→ **What you have to do**
Set down the data below from its first line to the line holding "Serif', 'Times New", inclusive; omit all pictures.

→ **Information shown**
::::
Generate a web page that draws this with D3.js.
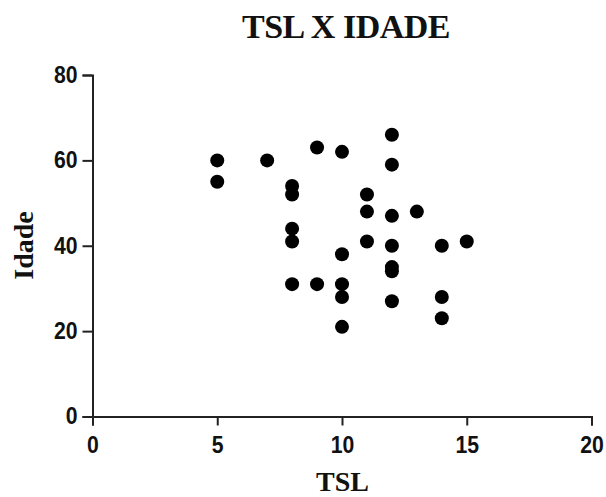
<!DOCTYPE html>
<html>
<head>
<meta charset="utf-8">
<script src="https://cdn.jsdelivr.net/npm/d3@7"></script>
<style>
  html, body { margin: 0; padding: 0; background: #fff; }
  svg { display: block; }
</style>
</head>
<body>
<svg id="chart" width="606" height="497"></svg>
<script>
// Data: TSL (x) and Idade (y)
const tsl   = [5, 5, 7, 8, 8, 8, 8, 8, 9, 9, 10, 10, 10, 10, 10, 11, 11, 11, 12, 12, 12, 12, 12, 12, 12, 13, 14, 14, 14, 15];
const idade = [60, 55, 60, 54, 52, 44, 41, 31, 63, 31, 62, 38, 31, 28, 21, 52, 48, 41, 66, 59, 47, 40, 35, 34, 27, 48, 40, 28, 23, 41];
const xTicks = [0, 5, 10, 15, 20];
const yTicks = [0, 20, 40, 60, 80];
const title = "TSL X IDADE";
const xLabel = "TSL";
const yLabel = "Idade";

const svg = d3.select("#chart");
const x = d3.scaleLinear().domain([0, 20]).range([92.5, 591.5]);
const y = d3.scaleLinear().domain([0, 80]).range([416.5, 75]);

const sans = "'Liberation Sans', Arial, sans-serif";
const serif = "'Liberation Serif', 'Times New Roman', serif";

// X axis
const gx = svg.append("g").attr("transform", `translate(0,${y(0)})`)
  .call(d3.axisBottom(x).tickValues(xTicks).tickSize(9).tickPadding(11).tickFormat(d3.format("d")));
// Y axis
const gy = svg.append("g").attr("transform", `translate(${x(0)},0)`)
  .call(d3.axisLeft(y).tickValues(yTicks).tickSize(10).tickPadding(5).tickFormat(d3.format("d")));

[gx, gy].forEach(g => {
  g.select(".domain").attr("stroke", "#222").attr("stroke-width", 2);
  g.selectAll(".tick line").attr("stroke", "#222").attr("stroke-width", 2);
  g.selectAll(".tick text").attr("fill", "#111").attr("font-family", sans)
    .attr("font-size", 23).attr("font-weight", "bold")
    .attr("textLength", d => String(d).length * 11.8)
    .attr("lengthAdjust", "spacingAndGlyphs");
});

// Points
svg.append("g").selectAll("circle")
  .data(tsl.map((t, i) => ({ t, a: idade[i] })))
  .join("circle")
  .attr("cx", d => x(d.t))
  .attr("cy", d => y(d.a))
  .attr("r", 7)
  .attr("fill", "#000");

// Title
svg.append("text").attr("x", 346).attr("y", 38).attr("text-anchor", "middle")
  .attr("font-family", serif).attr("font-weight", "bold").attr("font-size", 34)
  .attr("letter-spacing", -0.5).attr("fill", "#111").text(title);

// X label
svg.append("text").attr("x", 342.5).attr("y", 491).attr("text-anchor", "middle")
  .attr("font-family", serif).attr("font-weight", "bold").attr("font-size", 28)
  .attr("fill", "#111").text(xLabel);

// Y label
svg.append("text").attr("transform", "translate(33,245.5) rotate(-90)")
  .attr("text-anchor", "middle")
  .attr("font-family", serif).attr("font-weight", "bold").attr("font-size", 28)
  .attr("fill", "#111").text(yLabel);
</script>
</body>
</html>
::::
→ **Response to this task**
Generate a web page that draws this with D3.js.
<!DOCTYPE html>
<html>
<head>
<meta charset="utf-8">
<script src="https://cdn.jsdelivr.net/npm/d3@7"></script>
<style>
  html, body { margin: 0; padding: 0; background: #fff; }
  svg { display: block; }
</style>
</head>
<body>
<svg id="chart" width="606" height="497"></svg>
<script>
// Data: TSL (x) and Idade (y)
const tsl   = [5, 5, 7, 8, 8, 8, 8, 8, 9, 9, 10, 10, 10, 10, 10, 11, 11, 11, 12, 12, 12, 12, 12, 12, 12, 13, 14, 14, 14, 15];
const idade = [60, 55, 60, 54, 52, 44, 41, 31, 63, 31, 62, 38, 31, 28, 21, 52, 48, 41, 66, 59, 47, 40, 35, 34, 27, 48, 40, 28, 23, 41];
const xTicks = [0, 5, 10, 15, 20];
const yTicks = [0, 20, 40, 60, 80];
const title = "TSL X IDADE";
const xLabel = "TSL";
const yLabel = "Idade";

const svg = d3.select("#chart");
const x = d3.scaleLinear().domain([0, 20]).range([92.5, 591.5]);
const y = d3.scaleLinear().domain([0, 80]).range([416.5, 75]);

const sans = "'Liberation Sans', Arial, sans-serif";
const serif = "'Liberation Serif', 'Times New Roman', serif";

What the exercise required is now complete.